Snow moves across the US through the week


Orelon Sidney, meteorologist for The Weather Channel, said: “The Pacific Northwest continues to get a soaking and we have a bone fide Pineapple Express.

“Moisture is coming out of the Pacific near Hawaii and slamming into the northwest coast.

“As we get into Monday, we will see more of the precipitation inland, especially across parts of Idaho and Montana, and we are going to see a lot of snow there.

“In terms of snow amounts, you are going to see five to eight inches in places like Mackay Bar and some locations could see over a foot and a half.”

The storm deluge was due to set in over the weekend, although warnings for severe weather continue through the start of the week.

Mountainous and hilly regions will be in the firing line for snow while floods are likely lower down.

Seattle and Portland may bear the brunt of the rain sparking warnings for those in the region to prepare for floods.

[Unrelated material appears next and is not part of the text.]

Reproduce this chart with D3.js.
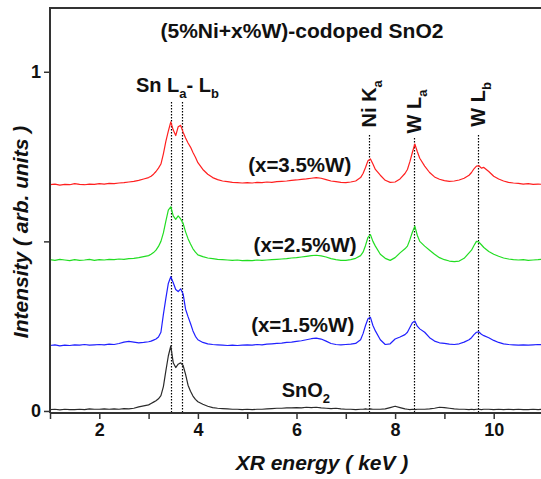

Sidney said: “High elevations means snow, low elevations means more rain and, in fact, we have the possibility of some excessive rainfall along the Oregon and Washington coasts as well as inland places like Seattle, Portland, and you want to watch out if you are in a flood-prone area.

Meanwhile, eastern coasts are braced for heavy rain and thunder driven by a separate cyclonic system.

The storm will be powered by an ‘amplified upper-level trough’­–a pattern of pressure high in the atmosphere which helps to deepen surface-level storms.

Falling temperatures could trigger snow in the region with ‘excessive rainfall’ sparking flood concerns.

A spokesman for the National Weather Service (NOAA) said: “An amplified upper-level trough will support a deep mid-latitude cyclone as it moves through the Midwest and East Coast over the next couple of days.

“There’s a slight risk of excessive rainfall leading to flash flooding for parts of the Northeast Coast and southern New England.

“Moderate to heavy snow will develop on the backside of this system as cold air flows into the interior Northeast and down the spine of the Northern and central Appalachians.”